Former ambassador Joseph Mussomeli told all embassy staff in a 2007 management notice, which was released under the Freedom of Information Act, that the embassy was responsible for vetting of "units and/or individuals." In unclassified cables last year, the U.S. embassy in Phnom Penh notified the offices of the U.S. Secretaries of State and Defense, the chairman of the Joint Chiefs of Staff and the commander of U.S. forces in the Pacific that it had vetted 61 individuals, not units, from the Cambodian navy for training events staged between August and November of that year. The embassy "has reviewed its files and finds that as of this date it possessed no credible information of gross violations of rights by the above individuals," said each of the three cables, which were also released under the Freedom of Information Act.

According to Tim Rieser, a foreign-policy aide to Senator Leahy who drafted the foreign-military vetting statute, the practice of vetting individuals instead of units is both "inconsistent with the letter and intent of the law" and the subject of a long-standing disagreement with the State Department. "If the unit is ineligible, then the members of that unit are ineligible unless the foreign government is taking effective measures to bring the individuals responsible for violating human rights to justice," he says.

Human-rights advocates agree. According to Sophie Richardson, Asia advocacy director at Human Rights Watch, the Leahy Amendment has not been applied in Cambodia, where "members of units we have tracked for years — which continue to conduct gross human-rights violations with impunity — continue to turn up in U.S. training programs."

In addition to the Cambodian marines trained in June, Human Rights Watch's concerns extend in particular to the country's 911th Airborne Brigade, which was also implicated in the "torture and execution" of rival military commanders in 1997 and the violent suppression of political rallies the following year, and Cambodia's 70th Infantry Brigade, the new National Counterterrorism Task Force commanded by Brigadier General Hun Manet, son of Prime Minister Hun Sen. The counterterrorism task force, which human-rights workers say is composed of individual soldiers drawn from problematic units, was trained by U.S. Marines in hand-to-hand combat and marksmanship in 2007.

Colonel Yin Chumnith, deputy commander of the 911th Airborne Brigade, says that during U.S. combat training in 2006 and 2007, one American service member had acknowledged legal concerns about the military's human-rights record in Cambodia but said that military cooperation was also important: "It is a government policy, but the soldiers need to cooperate with each other," he recalls the American as having said. "From my personal point of view, we are government troops who are trained to protect the government," says Chumnith. "So we always protect the government and we don't care about the allegations."

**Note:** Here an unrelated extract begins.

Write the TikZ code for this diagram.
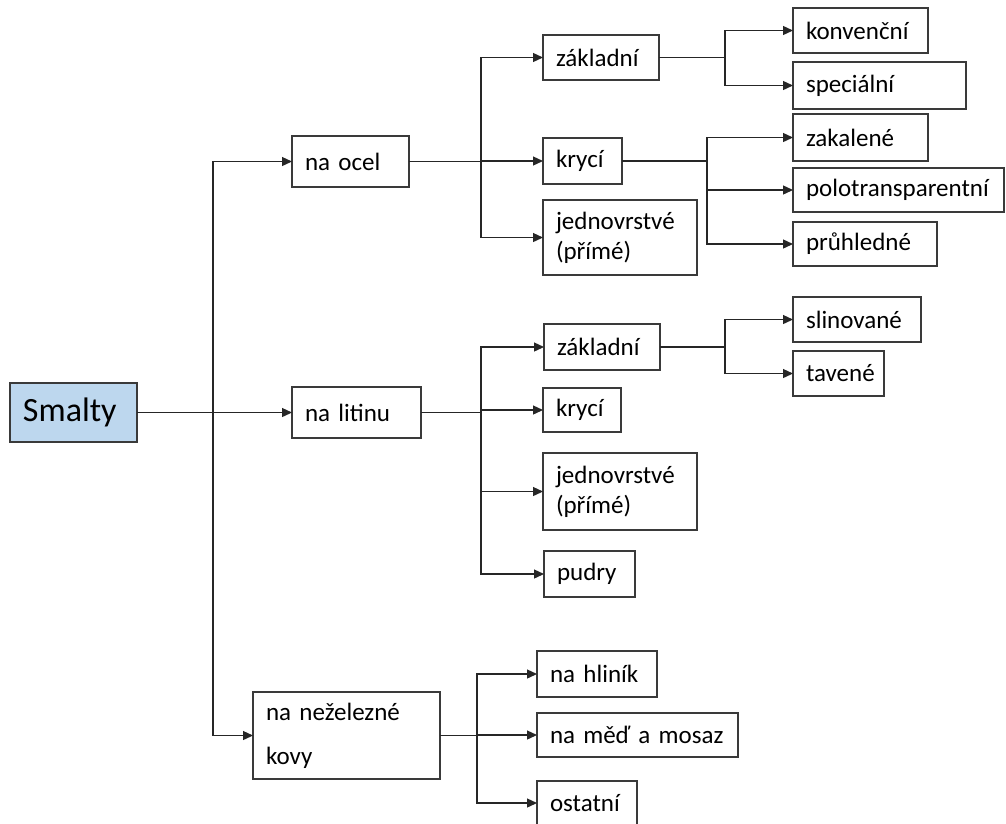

According to Bonnie Glaser, an expert on China and security policy at the Center for Strategic and International Studies, U.S. officials may fear that shunning foreign militaries on human-rights grounds would cause the U.S. to miss out on opportunities to gain influence and, ironically, to promote better human-rights practices in the process. But in July, U.S. officials sent a very strong signal of how they intended to proceed when they lifted a 10-year ban on military contact with Indonesia's special forces, known as Kopassus, which have been accused by human-rights workers of assassinations, disappearances and torture across Indonesia. "It seems to be a bellwether of how we're going to behave in the future," says Glaser. "If you're looking at U.S. interests in the region, you have to ask yourself if you want to opt out of a country because you're standing up for human rights ... There is only so much influence you can have by standing outside and upholding the principled point of view," she says. "These are very tough calls to make."